_SHORT EXERCISE_
Retype the lines beneath this one, from the first through the line containing "73.7, 60.9, 55.9];". Pictures are left out.

_GIVEN INFORMATION_
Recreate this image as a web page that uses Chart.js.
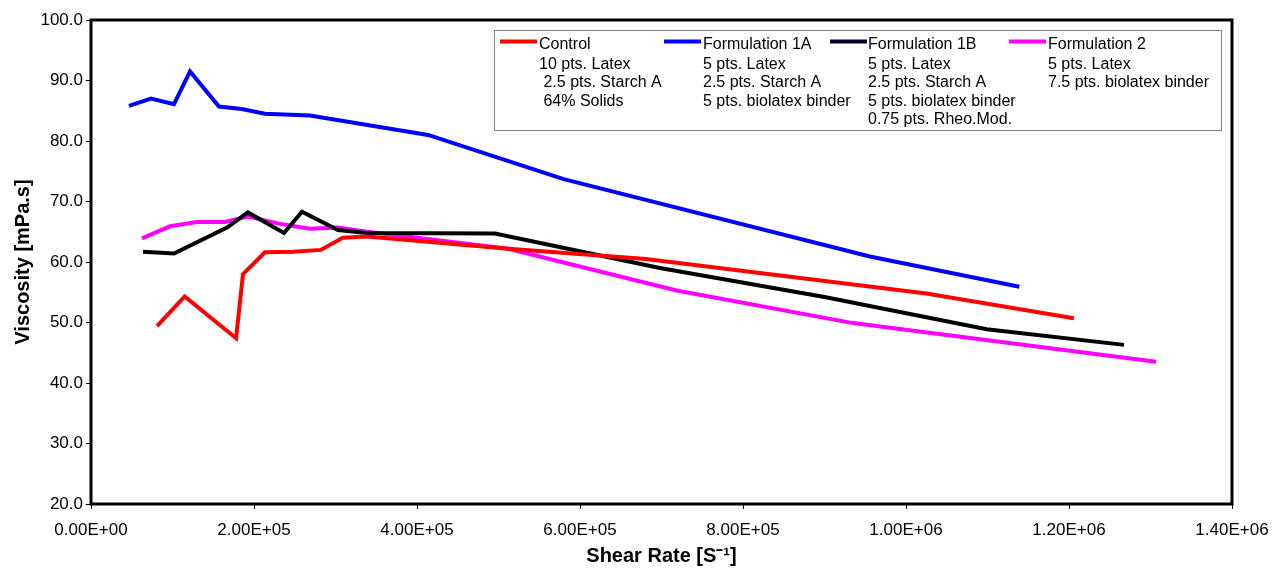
<!DOCTYPE html>
<html>
<head>
<meta charset="utf-8">
<script src="https://cdn.jsdelivr.net/npm/chart.js@4.4.1/dist/chart.umd.min.js"></script>
<style>
  html, body { margin: 0; padding: 0; background: #fff; }
  #wrap { width: 1277px; height: 569px; }
</style>
</head>
<body>
<div id="wrap"><canvas id="myChart" width="1277" height="569"></canvas></div>
<script>
// values
const controlX = [81000, 115000, 178000, 186500, 213500, 248000, 282000, 309000, 338700, 512000, 681000, 1025000, 1206000];
const controlY = [49.4, 54.3, 47.4, 58.0, 61.6, 61.7, 62.0, 64.0, 64.2, 62.2, 60.5, 54.8, 50.7];

const form1aX = [46600, 73600, 101800, 121500, 157000, 185000, 213500, 268700, 413500, 580000, 955700, 1139000];
const form1aY = [85.8, 87.0, 86.1, 91.5, 85.7, 85.3, 84.5, 84.2, 81.0, 73.7, 60.9, 55.9];

const form1bX = [63800, 101800, 166900, 192600, 236800, 258900, 303000, 338700, 495700, 698000, 900000, 1099000, 1267500];
const form1bY = [61.7, 61.4, 65.7, 68.2, 64.8, 68.3, 65.3, 64.8, 64.7, 59.0, 54.2, 48.9, 46.3];

const form2X = [62600, 97000, 130000, 164000, 192600, 232000, 268700, 303000, 338700, 512000, 718600, 935000, 1306800];
const form2Y = [63.9, 65.9, 66.6, 66.6, 67.5, 66.3, 65.5, 65.7, 65.0, 62.2, 55.3, 49.9, 43.5];

const seriesNames = ['Control', 'Formulation 1A', 'Formulation 1B', 'Formulation 2'];
const seriesColors = ['#ff0000', '#0000ff', '#000000', '#ff00ff'];
const legendColors = ['#ff0000', '#0000ff', '#000033', '#ff00ff'];
const legendNotes = [
  ['10 pts. Latex', ' 2.5 pts. Starch A', ' 64% Solids'],
  ['5 pts. Latex', '2.5 pts. Starch A', '5 pts. biolatex binder'],
  ['5 pts. Latex', '2.5 pts. Starch A', '5 pts. biolatex binder', '0.75 pts. Rheo.Mod.'],
  ['5 pts. Latex', '7.5 pts. biolatex binder']
];

const xMin = 0, xMax = 1400000, xStep = 200000;
const yMin = 20, yMax = 100, yStep = 10;

function pairs(xs, ys) {
  return xs.map(function (x, i) { return { x: x, y: ys[i] }; });
}

function sci(v) {
  const parts = v.toExponential(2).split('e');
  const sign = parts[1][0];
  const digits = parts[1].slice(1).padStart(2, '0');
  return parts[0] + 'E' + sign + digits;
}

const FONT = "'Liberation Sans', Arial, sans-serif";

const frameAndLegend = {
  id: 'frameAndLegend',
  afterDraw: function (chart) {
    const ctx = chart.ctx;
    const a = chart.chartArea;
    ctx.save();
    ctx.strokeStyle = '#000';
    ctx.lineWidth = 3;
    ctx.strokeRect(a.left, a.top, a.right - a.left, a.bottom - a.top);

    // legend box
    ctx.fillStyle = '#fff';
    ctx.fillRect(494.5, 30.5, 727, 100);
    ctx.strokeStyle = '#808080';
    ctx.lineWidth = 1;
    ctx.strokeRect(494.5, 30.5, 727, 100);

    const textX = [539, 703, 868, 1048];
    const sampleX = [500, 664, 830, 1009];
    ctx.font = '16px ' + FONT;
    ctx.textBaseline = 'alphabetic';
    ctx.textAlign = 'left';
    for (let i = 0; i < seriesNames.length; i++) {
      ctx.strokeStyle = legendColors[i];
      ctx.lineWidth = 4;
      ctx.beginPath();
      ctx.moveTo(sampleX[i], 41.5);
      ctx.lineTo(sampleX[i] + 37, 41.5);
      ctx.stroke();
      ctx.fillStyle = '#000';
      ctx.fillText(seriesNames[i], textX[i], 49);
      const notes = legendNotes[i];
      for (let j = 0; j < notes.length; j++) {
        ctx.fillText(notes[j], textX[i], 68.5 + j * 18.5);
      }
    }
    ctx.restore();
  }
};

const datasets = [
  pairs(controlX, controlY),
  pairs(form1aX, form1aY),
  pairs(form1bX, form1bY),
  pairs(form2X, form2Y)
].map(function (d, i) {
  return {
    label: seriesNames[i],
    data: d,
    borderColor: seriesColors[i],
    backgroundColor: seriesColors[i],
    borderWidth: 4,
    pointRadius: 0,
    tension: 0,
    fill: false
  };
});

new Chart(document.getElementById('myChart'), {
  type: 'line',
  data: { datasets: datasets },
  plugins: [frameAndLegend],
  options: {
    responsive: false,
    animation: false,
    layout: { padding: { top: 20, right: 45, left: 0, bottom: 0 } },
    plugins: {
      legend: { display: false },
      tooltip: { enabled: false }
    },
    scales: {
      x: {
        type: 'linear',
        min: xMin,
        max: xMax,
        afterFit: function (s) { s.height = 65; s.paddingLeft = 0; s.paddingRight = 0; },
        ticks: {
          stepSize: xStep,
          color: '#000',
          font: { family: FONT, size: 17 },
          padding: 11,
          maxRotation: 0,
          callback: function (v) { return sci(v); }
        },
        grid: { drawOnChartArea: false, drawTicks: true, tickLength: 5, color: '#000' },
        border: { display: true, color: '#000', width: 2 },
        title: {
          display: true,
          text: 'Shear Rate [S\u207B\u00B9]',
          color: '#000',
          font: { family: FONT, size: 20, weight: 'bold' },
          padding: { top: 0, bottom: 1 }
        }
      },
      y: {
        type: 'linear',
        min: yMin,
        max: yMax,
        afterFit: function (s) { s.width = 91; },
        ticks: {
          stepSize: yStep,
          color: '#000',
          font: { family: FONT, size: 17 },
          padding: 3,
          callback: function (v) { return v.toFixed(1); }
        },
        grid: { drawOnChartArea: false, drawTicks: true, tickLength: 5, color: '#000' },
        border: { display: true, color: '#000', width: 2 },
        title: {
          display: true,
          text: 'Viscosity [mPa.s]',
          color: '#000',
          font: { family: FONT, size: 20, weight: 'bold' },
          padding: { top: 11, bottom: 0 }
        }
      }
    }
  }
});
</script>
</body>
</html>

_FINAL ANSWER_
Recreate this image as a web page that uses Chart.js.
<!DOCTYPE html>
<html>
<head>
<meta charset="utf-8">
<script src="https://cdn.jsdelivr.net/npm/chart.js@4.4.1/dist/chart.umd.min.js"></script>
<style>
  html, body { margin: 0; padding: 0; background: #fff; }
  #wrap { width: 1277px; height: 569px; }
</style>
</head>
<body>
<div id="wrap"><canvas id="myChart" width="1277" height="569"></canvas></div>
<script>
// values
const controlX = [81000, 115000, 178000, 186500, 213500, 248000, 282000, 309000, 338700, 512000, 681000, 1025000, 1206000];
const controlY = [49.4, 54.3, 47.4, 58.0, 61.6, 61.7, 62.0, 64.0, 64.2, 62.2, 60.5, 54.8, 50.7];

const form1aX = [46600, 73600, 101800, 121500, 157000, 185000, 213500, 268700, 413500, 580000, 955700, 1139000];
const form1aY = [85.8, 87.0, 86.1, 91.5, 85.7, 85.3, 84.5, 84.2, 81.0, 73.7, 60.9, 55.9];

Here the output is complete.